Pardon the rant... but this one really chaps my @$$. I currently do not utilize the jailbreak methods to use tethering by this method but I have in the past and I did so with a clean conscious. I pay for unlimited data and even so I always stayed within the loose guidelines of what was determined a reasonable amount of data usage and in fact my usage is not anything insane. For instance I have never threatened the 5gb soft cap assumed to exist for AT&T iOS device unlimited plans. While my TOS has verbiage to the effect of trying to create a distinction between data that is relayed to my computer it is not one that I feel can withstand any real legal scrutiny as a realistic split. It is troll under the bridge stuff at its finest.

AT&T has ZERO right to judge what I do with the data I receive it from their network. Once the data hits the phone it is no longer their business what I do with it. In order to enforce a ‘no tethering’ clause AT&T is determining what I (or you) do with the data after it reaches my phone. This is none of AT&T’s business. Their control over the data ends once it reaches my device and concludes our service transaction... that of access to the mobile broadband network. To say I can’t tether is no different from AT&T saying I couldn’t transfer a photo I downloaded from the web from my Phone to my laptop. IE save image in mobile safari then blue tooth file transfer the image to another phone/tablet/laptop etc... ZERO difference from tethering in terms of the data being retrieved by the phone and sent to another device.

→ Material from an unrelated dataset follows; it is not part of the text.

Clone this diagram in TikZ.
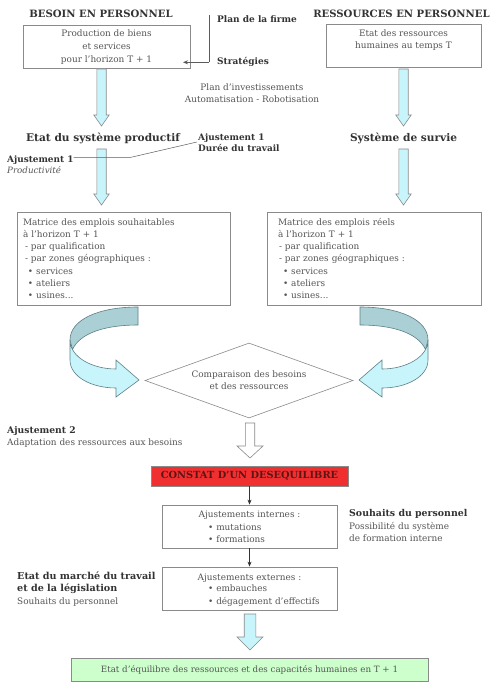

Yet most people understand that AT&T trying to do that would be considered INSANE. But because the terms of service says ‘No Tethering’ many believe they can stop you from doing exactly that by the specific method of Bluetooth PAN connection.

I hope that sooner rather than later this issue gets a legal hearing. The terms of service are not ambiguous on the limitation. I am of the opinion that it does not matter. And there is plenty of precedent for ruling insane TOS clauses to be un-enforceable or just plain outright illegal. This is a growing consumer rights issue and I hope it gets resolved sooner rather than later.